-- Information supplied start --

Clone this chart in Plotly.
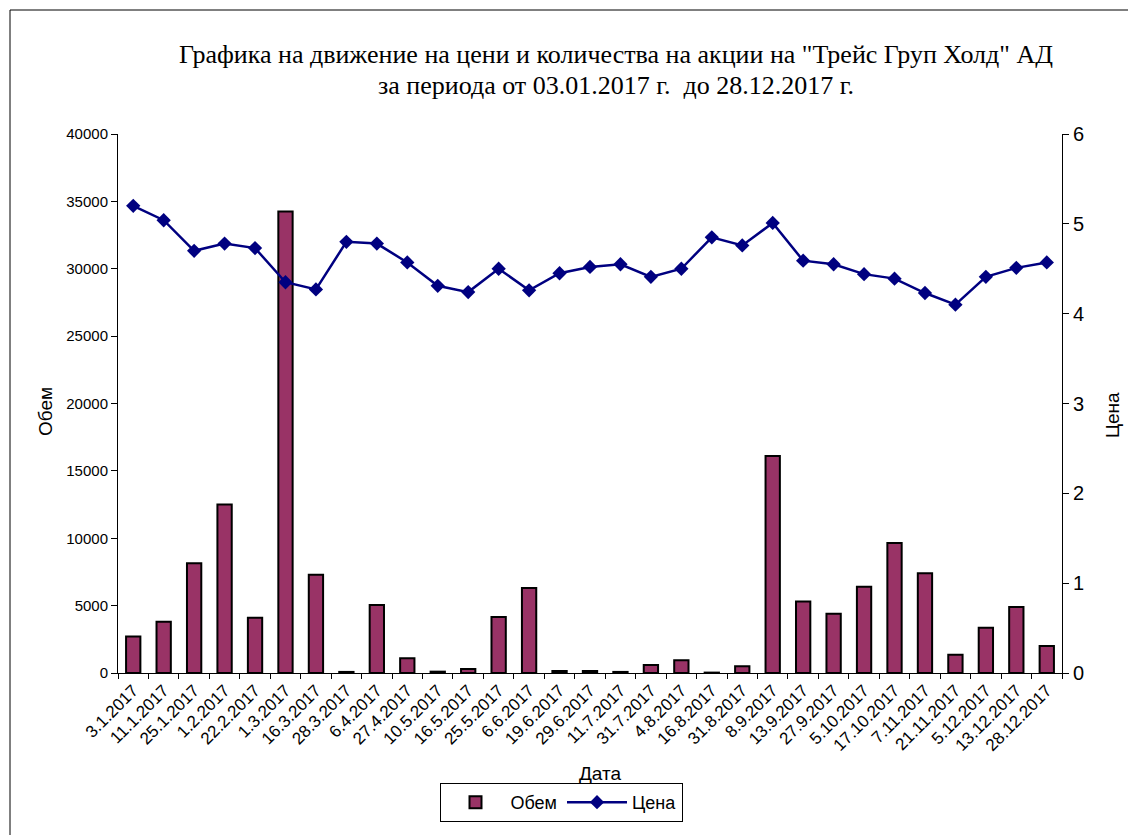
import plotly.graph_objects as go

dates = ["3.1.2017", "11.1.2017", "25.1.2017", "1.2.2017", "22.2.2017", "1.3.2017",
         "16.3.2017", "28.3.2017", "6.4.2017", "27.4.2017", "10.5.2017", "16.5.2017",
         "25.5.2017", "6.6.2017", "19.6.2017", "29.6.2017", "11.7.2017", "31.7.2017",
         "4.8.2017", "16.8.2017", "31.8.2017", "8.9.2017", "13.9.2017", "27.9.2017",
         "5.10.2017", "17.10.2017", "7.11.2017", "21.11.2017", "5.12.2017",
         "13.12.2017", "28.12.2017"]

volume = [2700, 3800, 8150, 12500, 4100, 34250, 7300, 80, 5050, 1100, 100, 300,
          4150, 6300, 150, 150, 80, 600, 950, 30, 500, 16100, 5300, 4400, 6400,
          9650, 7400, 1350, 3350, 4900, 2000]

price = [5.20, 5.04, 4.70, 4.78, 4.73, 4.35, 4.27, 4.80, 4.78, 4.57, 4.31, 4.24,
         4.50, 4.26, 4.45, 4.52, 4.55, 4.41, 4.50, 4.85, 4.76, 5.01, 4.59, 4.55,
         4.44, 4.39, 4.23, 4.10, 4.41, 4.51, 4.57]

OFF = 8  # page body margin
W, H = 1136 - OFF, 835 - OFF
L, R, T, B = 118 - OFF, 1062 - OFF, 134 - OFF, 673 - OFF

def px(x):
    return (x - OFF - L) / (R - L)

def py(y):
    return (B - (y - OFF)) / (B - T)

fig = go.Figure()
fig.add_trace(go.Bar(
    x=dates, y=volume, name="Обем", width=0.47,
    marker=dict(color="#993366", line=dict(color="black", width=2)),
))
fig.add_trace(go.Scatter(
    x=dates, y=price, name="Цена", yaxis="y2", mode="lines+markers",
    line=dict(color="#000080", width=2.5),
    marker=dict(symbol="diamond", size=11, color="#000080"),
))

axis_font = dict(family="Liberation Sans, Arial, sans-serif", color="black")

fig.update_layout(
    width=W, height=H,
    margin=dict(l=L, r=W - R, t=T, b=H - B),
    paper_bgcolor="white", plot_bgcolor="white",
    showlegend=True,
    legend=dict(orientation="h", x=px(561), y=py(783), xanchor="center", yanchor="top",
                bordercolor="black", borderwidth=1,
                font=dict(family="Liberation Sans, Arial, sans-serif", size=18, color="black"),
                itemwidth=60, tracegroupgap=0),
    xaxis=dict(type="category", range=[-0.5, len(dates) - 0.5],
               showline=True, linecolor="black", linewidth=1,
               ticks="outside", ticklen=5, tickcolor="black", tickson="boundaries",
               tickangle=-45, tickfont=dict(size=17, **axis_font),
               showgrid=False, zeroline=False),
    yaxis=dict(range=[0, 40000], dtick=5000, showline=True, linecolor="black", linewidth=1,
               ticks="outside", ticklen=6, tickcolor="black",
               tickfont=dict(size=15, **axis_font), showgrid=False, zeroline=False,
               tickformat="d"),
    yaxis2=dict(range=[0, 6], dtick=1, overlaying="y", side="right", showline=True,
                linecolor="black", linewidth=1, ticks="outside", ticklen=6,
                tickcolor="black", tickfont=dict(size=20, **axis_font),
                showgrid=False, zeroline=False),
    shapes=[dict(type="rect", xref="paper", yref="paper",
                 x0=px(10), x1=px(1150), y0=py(850), y1=py(10),
                 line=dict(color="black", width=1), layer="below")],
    annotations=[
        dict(text='Графика на движение на цени и количества на акции на "Трейс Груп Холд" АД',
             x=px(616), y=py(54), xref="paper", yref="paper", showarrow=False,
             xanchor="center", yanchor="middle",
             font=dict(family="Liberation Serif, serif", size=26, color="black")),
        dict(text="за периода от 03.01.2017 г.  до 28.12.2017 г.",
             x=px(616), y=py(85), xref="paper", yref="paper", showarrow=False,
             xanchor="center", yanchor="middle",
             font=dict(family="Liberation Serif, serif", size=26, color="black")),
        dict(text="Обем", x=px(45), y=py(412), xref="paper", yref="paper",
             showarrow=False, textangle=-90, xanchor="center", yanchor="middle",
             font=dict(size=19, **axis_font)),
        dict(text="Цена", x=px(1112), y=py(415), xref="paper", yref="paper",
             showarrow=False, textangle=-90, xanchor="center", yanchor="middle",
             font=dict(size=19, **axis_font)),
        dict(text="Дата", x=px(600), y=py(773), xref="paper", yref="paper",
             showarrow=False, xanchor="center", yanchor="middle",
             font=dict(size=19, **axis_font)),
    ],
)

fig.write_html("out.html")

-- Information supplied end --

_Problem requirements:_ Restate the material word for word from its first line through the line containing "import plotly.graph_objects as go", both included; the pictures do not belong in it.

_Complete answer:_
Clone this chart in Plotly.
import plotly.graph_objects as go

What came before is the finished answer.